When I see people older than myself in difficult circumstances—losing a job, faltering in a career, writing terrible prose, finding themselves dependent on younger people who don't respect them—I do not pretend that such embarrassments won't come to me, but I do try to take precautions by adding notes into my online calendar.
Some of these notes are typically annoying things that a person in his 30s might say to a person in his 70s: “Make sure you've been taking care of your health,” is there for 2025, but it should of course have been there for 1985, too. And “Don't stay too long in one place,” is down for December, 2032. “Machines probably doing everything, accept it,” for April 2060.
“Remember that transitions are painful,” is there for August, 2020. I can't remember what inspired that one, but it must have been something extra-awful.

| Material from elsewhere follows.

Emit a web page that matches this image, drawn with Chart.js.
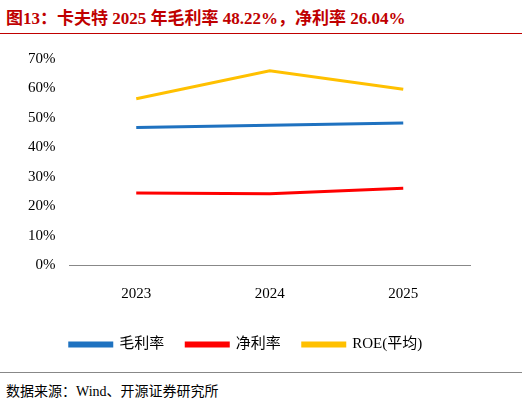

“Younger people are taking over now, which is probably fine,” is something I have for myself in 2024, when I'm 50. And for 2075, when I'll be 101: “It's totally okay and likely better for everyone if you're dead,” In the “Description” field for that event is simply: “Start smoking.”
One day my wife came into my office and said, surprisingly: “You should have thought seriously about having children by now.” Then she shook her head and squinted at me.
I did not disagree, but I was confused.
“That popped up as a text message,” she said. “I was in a meeting. I thought it was from you, that you'd just sent it to me.”
She showed me the message on her phone. She shares my schedule. I'd added that calendar item three or four years before.
“I turned off alarms,” I told her. “I totally would have missed that if you hadn't caught it.”